Many on the other side, however, vehemently disagree with such a proposal, suggesting that compromise may still be out of sight.
Small businesses could lose either way
Central to both opposing arguments are small businesses. On the one side are e-commerce websites and on the other, traditional mom-and-pop shops. But these days, retailers know the line between the two is blurring as nearly all retailers add online channels for growth.
Kathy Terrill, a small business apparel seller on eBay, Etsy and her own website, is a staunch supporter of Quill. During a press conference following the oral arguments, she said if the precedent is overturned, sales tax could become "weaponized" against small sellers.
"It is arrogant to say how easy it is to comply with online sales tax and then you want me to do it in 46 states and thousands of jurisdictions, and you think you just flip a switch to do that? Good luck because it doesn't happen that way."
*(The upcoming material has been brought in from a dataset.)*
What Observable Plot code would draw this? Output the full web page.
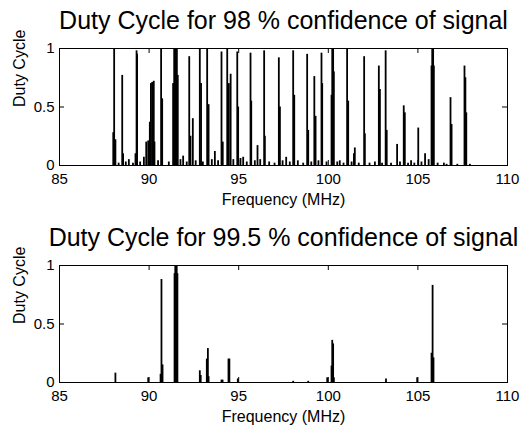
<!DOCTYPE html>
<html>
<head>
<meta charset="utf-8">
<script src="https://cdn.jsdelivr.net/npm/d3@7"></script>
<script src="https://cdn.jsdelivr.net/npm/@observablehq/plot@0.6"></script>
<style>
  html, body { margin: 0; padding: 0; background: #fff; }
  #chart svg { display: block; }
</style>
</head>
<body>
<div id="chart"></div>
<script>
// ---- data ----
const title98 = "Duty Cycle for 98 % confidence of signal";
const title995 = "Duty Cycle for 99.5 % confidence of signal";
const xLabel = "Frequency (MHz)";
const yLabel = "Duty Cycle";
const xTicks = [85, 90, 95, 100, 105, 110];
const yTicks = [0, 0.5, 1];

const freq98 = [88.00, 88.05, 88.12, 88.30, 88.50, 88.55, 88.70, 88.87, 89.10, 89.24, 89.30, 89.33, 89.50, 89.71, 89.84, 89.95,
  90.04, 90.10, 90.17, 90.26, 90.30, 90.50, 90.67, 90.73, 91.10, 91.34, 91.40, 91.45, 91.50, 91.55, 91.60, 91.75, 91.90,
  92.10, 92.24, 92.31, 92.44, 92.60, 92.83, 92.90, 93.00, 93.24, 93.32, 93.50, 93.67, 93.85, 94.04, 94.11, 94.36, 94.45,
  94.55, 94.70, 94.92, 94.97, 95.10, 95.25, 95.45, 95.66, 95.70, 95.90, 96.05, 96.20, 96.42, 96.46, 96.70, 97.00, 97.24,
  97.30, 97.45, 97.65, 97.85, 98.04, 98.10, 98.30, 98.60, 98.82, 98.88, 99.05, 99.22, 99.29, 99.45, 99.62, 99.66, 99.90,
  100.18, 100.22, 100.27, 100.31, 100.50, 100.64, 100.85, 101.05, 101.11, 101.30, 101.43, 101.48, 101.70, 102.00, 102.04,
  102.30, 102.60, 102.82, 102.88, 103.00, 103.20, 103.26, 103.50, 103.84, 104.00, 104.21, 104.27, 104.45, 104.62, 104.80,
  105.02, 105.20, 105.40, 105.60, 105.76, 105.80, 105.85, 105.89, 106.10, 106.45, 106.60, 106.82, 106.88, 107.20, 107.60,
  107.65, 107.70, 107.90];
const duty98 = [0.28, 1.00, 0.22, 0.02, 0.77, 0.10, 0.03, 0.05, 0.02, 0.10, 0.98, 0.95, 0.03, 0.07, 0.20, 0.21,
  0.37, 0.70, 0.71, 0.72, 0.20, 0.04, 1.00, 0.57, 0.03, 0.70, 1.00, 1.00, 1.00, 1.00, 0.77, 0.05, 0.08,
  0.03, 0.93, 0.25, 0.40, 0.04, 1.00, 0.70, 0.03, 1.00, 0.52, 0.05, 0.12, 0.04, 0.97, 0.20, 1.00, 0.70,
  0.78, 0.05, 0.97, 0.50, 0.06, 0.07, 0.03, 0.96, 0.55, 0.04, 0.17, 0.05, 0.98, 0.25, 0.03, 0.02, 0.92,
  0.50, 0.04, 0.07, 0.03, 0.98, 0.60, 0.04, 0.02, 0.95, 0.30, 0.03, 0.76, 0.42, 0.04, 0.96, 0.70, 0.03,
  0.60, 1.00, 1.00, 0.80, 0.03, 0.04, 0.02, 1.00, 0.55, 0.03, 0.10, 0.15, 0.02, 0.93, 0.27,
  0.02, 0.03, 0.85, 0.65, 0.02, 0.98, 0.30, 0.02, 0.18, 0.03, 0.51, 0.45, 0.02, 0.04, 0.02,
  0.32, 0.03, 0.10, 0.05, 0.85, 1.00, 1.00, 0.85, 0.02, 0.02, 0.01, 0.58, 0.35, 0.01, 0.85,
  0.75, 0.45, 0.01];

const freq995 = [88.12, 89.95, 90.64, 90.69, 90.75, 91.42, 91.46, 91.50, 91.54, 91.58, 92.83, 92.88, 93.22, 93.28, 93.32,
  94.04, 94.10, 94.43, 94.48, 94.95, 98.04, 98.88, 99.94, 100.18, 100.22, 100.27, 100.31, 103.22, 104.96, 105.76, 105.82, 105.87];
const duty995 = [0.08, 0.04, 0.07, 0.88, 0.15, 0.93, 1.00, 1.00, 1.00, 0.93, 0.10, 0.06, 0.20, 0.29, 0.05,
  0.02, 0.02, 0.20, 0.20, 0.03, 0.01, 0.01, 0.04, 0.14, 0.36, 0.33, 0.04, 0.03, 0.04, 0.25, 0.83, 0.21];

// ---- drawing ----
const W = 521, H = 218, mL = 59, mR = 14;

function panel(title, freq, duty, marginTop, marginBottom) {
  const plotH = H - marginTop - marginBottom;
  const plotW = W - mL - mR;
  const rows = freq.map((f, i) => ({f, d: duty[i]}));
  return Plot.plot({
    width: W, height: H,
    marginTop, marginBottom, marginLeft: mL, marginRight: mR,
    style: {fontFamily: "'Liberation Sans', Arial, sans-serif", fontSize: "15px", background: "#fff", color: "#000"},
    x: {domain: [85, 110]},
    y: {domain: [0, 1]},
    marks: [
      Plot.ruleX(rows, {x: "f", y1: 0, y2: "d", stroke: "#000", strokeWidth: 1.8}),
      Plot.frame({stroke: "#000", strokeWidth: 1}),
      // inward ticks on all four sides
      Plot.ruleX(xTicks, {x: d => d, insetTop: plotH - 5, stroke: "#000"}),
      Plot.ruleX(xTicks, {x: d => d, insetBottom: plotH - 5, stroke: "#000"}),
      Plot.ruleY(yTicks, {y: d => d, insetRight: plotW - 5, stroke: "#000"}),
      Plot.ruleY(yTicks, {y: d => d, insetLeft: plotW - 5, stroke: "#000"}),
      Plot.axisX({ticks: xTicks, tickSize: 0, tickPadding: 8, fontSize: 15, label: null}),
      Plot.axisY({ticks: yTicks, tickSize: 0, tickPadding: 5, fontSize: 15, label: null, tickFormat: d => String(d)}),
      Plot.text([title], {text: d => d, frameAnchor: "top", dy: -19.5, lineAnchor: "bottom", fontSize: 25, fill: "#000"}),
      Plot.text([xLabel], {text: d => d, frameAnchor: "bottom", dy: 39, lineAnchor: "bottom", fontSize: 16, fill: "#000"}),
      Plot.text([yLabel], {text: d => d, frameAnchor: "left", dx: -39.5, rotate: -90, lineAnchor: "middle", fontSize: 16, fill: "#000"})
    ]
  });
}

const root = document.getElementById("chart");
root.append(panel(title98, freq98, duty98, 48, 53));
root.append(panel(title995, freq995, duty995, 47, 54));
</script>
</body>
</html>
Owner of a small apparel e-commerce business
"It is in effect taxation without representation and I was thinking didn't we settle that awhile ago in Boston?" she said. "When I hear people glibly talking about how easy it is to comply with online sales tax — you file online sales tax. I have good software and a good accountant, and it takes time and hours. And that's hours away from inventory sourcing, away from shipping, away from taking care of customer service. It is arrogant to say how easy it is to comply with online sales tax and then you want me to do it in 46 states and thousands of jurisdictions, and you think you just flip a switch to do that? Good luck, because it doesn't happen that way."
To Jackley on the other side, small brick-and-mortar businesses have been losing on price for years. "It's the small business hurt most by Quill because it's those businesses that are getting that unfair playing field so when their products go on the market they're at a disadvantage over those remote sellers," he said during the press conference. "All we're asking [is] for those small businesses to be able to have equal and fair treatment."
It remained unclear to the justices just what the impact could be on small sellers, given the different numbers each side presented. On South Dakota's end, they argue the software is free and implementation could cost as little as $12 on 30 orders a month. But the respondents say the real cost of implementation and maintenance could be $250,000.
For a company like Wayfair, which already collects in 22 states, expanding the reach of their existing software may not be as costly or as burdensome — but for small sellers it's another story.
The justices will take the next several months to deliberate these questions and many more, and a decision is expected in June.